## Directions for this task
Retype the complete listing exactly as it appears.

------ Information shown ------

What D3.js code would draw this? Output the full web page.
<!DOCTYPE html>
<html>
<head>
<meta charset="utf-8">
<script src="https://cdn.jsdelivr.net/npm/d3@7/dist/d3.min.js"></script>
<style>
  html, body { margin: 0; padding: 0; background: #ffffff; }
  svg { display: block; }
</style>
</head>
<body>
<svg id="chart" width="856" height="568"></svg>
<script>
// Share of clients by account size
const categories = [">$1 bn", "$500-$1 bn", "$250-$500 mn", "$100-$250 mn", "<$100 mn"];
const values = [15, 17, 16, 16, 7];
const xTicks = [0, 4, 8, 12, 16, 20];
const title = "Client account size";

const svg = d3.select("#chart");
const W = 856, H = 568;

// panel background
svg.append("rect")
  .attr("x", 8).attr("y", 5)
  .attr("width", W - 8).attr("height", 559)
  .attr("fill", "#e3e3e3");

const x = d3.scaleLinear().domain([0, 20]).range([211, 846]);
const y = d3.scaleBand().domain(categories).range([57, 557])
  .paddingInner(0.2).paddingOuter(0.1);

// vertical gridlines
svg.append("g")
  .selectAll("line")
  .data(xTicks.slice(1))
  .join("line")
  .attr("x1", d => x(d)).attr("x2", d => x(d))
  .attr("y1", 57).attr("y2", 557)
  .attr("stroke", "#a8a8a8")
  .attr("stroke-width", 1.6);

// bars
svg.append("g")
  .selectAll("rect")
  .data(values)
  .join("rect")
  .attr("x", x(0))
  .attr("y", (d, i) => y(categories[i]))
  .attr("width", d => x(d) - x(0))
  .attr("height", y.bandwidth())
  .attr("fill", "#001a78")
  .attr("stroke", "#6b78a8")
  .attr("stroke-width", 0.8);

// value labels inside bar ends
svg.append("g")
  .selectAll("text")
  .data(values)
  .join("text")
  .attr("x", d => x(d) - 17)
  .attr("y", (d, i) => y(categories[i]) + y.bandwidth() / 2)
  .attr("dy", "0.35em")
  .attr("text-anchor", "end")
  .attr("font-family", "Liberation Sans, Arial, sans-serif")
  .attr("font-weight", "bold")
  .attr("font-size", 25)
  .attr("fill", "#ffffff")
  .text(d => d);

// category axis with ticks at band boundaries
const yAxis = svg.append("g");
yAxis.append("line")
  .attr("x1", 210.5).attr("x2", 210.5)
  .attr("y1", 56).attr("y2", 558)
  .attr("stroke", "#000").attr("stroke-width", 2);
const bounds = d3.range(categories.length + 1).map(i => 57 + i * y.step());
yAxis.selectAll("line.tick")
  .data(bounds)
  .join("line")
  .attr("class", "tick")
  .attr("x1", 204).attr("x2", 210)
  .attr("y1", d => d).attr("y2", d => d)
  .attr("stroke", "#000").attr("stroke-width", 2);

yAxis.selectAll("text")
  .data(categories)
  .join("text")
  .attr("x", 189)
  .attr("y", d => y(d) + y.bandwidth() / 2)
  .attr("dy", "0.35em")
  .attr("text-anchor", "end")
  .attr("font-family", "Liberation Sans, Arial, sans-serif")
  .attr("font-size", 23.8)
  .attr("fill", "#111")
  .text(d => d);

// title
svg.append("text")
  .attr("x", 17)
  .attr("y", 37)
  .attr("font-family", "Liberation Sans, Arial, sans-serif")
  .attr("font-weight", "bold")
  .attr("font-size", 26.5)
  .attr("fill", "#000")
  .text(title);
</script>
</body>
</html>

------

## Result for this exercise
What D3.js code would draw this? Output the full web page.
<!DOCTYPE html>
<html>
<head>
<meta charset="utf-8">
<script src="https://cdn.jsdelivr.net/npm/d3@7/dist/d3.min.js"></script>
<style>
  html, body { margin: 0; padding: 0; background: #ffffff; }
  svg { display: block; }
</style>
</head>
<body>
<svg id="chart" width="856" height="568"></svg>
<script>
// Share of clients by account size
const categories = [">$1 bn", "$500-$1 bn", "$250-$500 mn", "$100-$250 mn", "<$100 mn"];
const values = [15, 17, 16, 16, 7];
const xTicks = [0, 4, 8, 12, 16, 20];
const title = "Client account size";

const svg = d3.select("#chart");
const W = 856, H = 568;

// panel background
svg.append("rect")
  .attr("x", 8).attr("y", 5)
  .attr("width", W - 8).attr("height", 559)
  .attr("fill", "#e3e3e3");

const x = d3.scaleLinear().domain([0, 20]).range([211, 846]);
const y = d3.scaleBand().domain(categories).range([57, 557])
  .paddingInner(0.2).paddingOuter(0.1);

// vertical gridlines
svg.append("g")
  .selectAll("line")
  .data(xTicks.slice(1))
  .join("line")
  .attr("x1", d => x(d)).attr("x2", d => x(d))
  .attr("y1", 57).attr("y2", 557)
  .attr("stroke", "#a8a8a8")
  .attr("stroke-width", 1.6);

// bars
svg.append("g")
  .selectAll("rect")
  .data(values)
  .join("rect")
  .attr("x", x(0))
  .attr("y", (d, i) => y(categories[i]))
  .attr("width", d => x(d) - x(0))
  .attr("height", y.bandwidth())
  .attr("fill", "#001a78")
  .attr("stroke", "#6b78a8")
  .attr("stroke-width", 0.8);

// value labels inside bar ends
svg.append("g")
  .selectAll("text")
  .data(values)
  .join("text")
  .attr("x", d => x(d) - 17)
  .attr("y", (d, i) => y(categories[i]) + y.bandwidth() / 2)
  .attr("dy", "0.35em")
  .attr("text-anchor", "end")
  .attr("font-family", "Liberation Sans, Arial, sans-serif")
  .attr("font-weight", "bold")
  .attr("font-size", 25)
  .attr("fill", "#ffffff")
  .text(d => d);

// category axis with ticks at band boundaries
const yAxis = svg.append("g");
yAxis.append("line")
  .attr("x1", 210.5).attr("x2", 210.5)
  .attr("y1", 56).attr("y2", 558)
  .attr("stroke", "#000").attr("stroke-width", 2);
const bounds = d3.range(categories.length + 1).map(i => 57 + i * y.step());
yAxis.selectAll("line.tick")
  .data(bounds)
  .join("line")
  .attr("class", "tick")
  .attr("x1", 204).attr("x2", 210)
  .attr("y1", d => d).attr("y2", d => d)
  .attr("stroke", "#000").attr("stroke-width", 2);

yAxis.selectAll("text")
  .data(categories)
  .join("text")
  .attr("x", 189)
  .attr("y", d => y(d) + y.bandwidth() / 2)
  .attr("dy", "0.35em")
  .attr("text-anchor", "end")
  .attr("font-family", "Liberation Sans, Arial, sans-serif")
  .attr("font-size", 23.8)
  .attr("fill", "#111")
  .text(d => d);

// title
svg.append("text")
  .attr("x", 17)
  .attr("y", 37)
  .attr("font-family", "Liberation Sans, Arial, sans-serif")
  .attr("font-weight", "bold")
  .attr("font-size", 26.5)
  .attr("fill", "#000")
  .text(title);
</script>
</body>
</html>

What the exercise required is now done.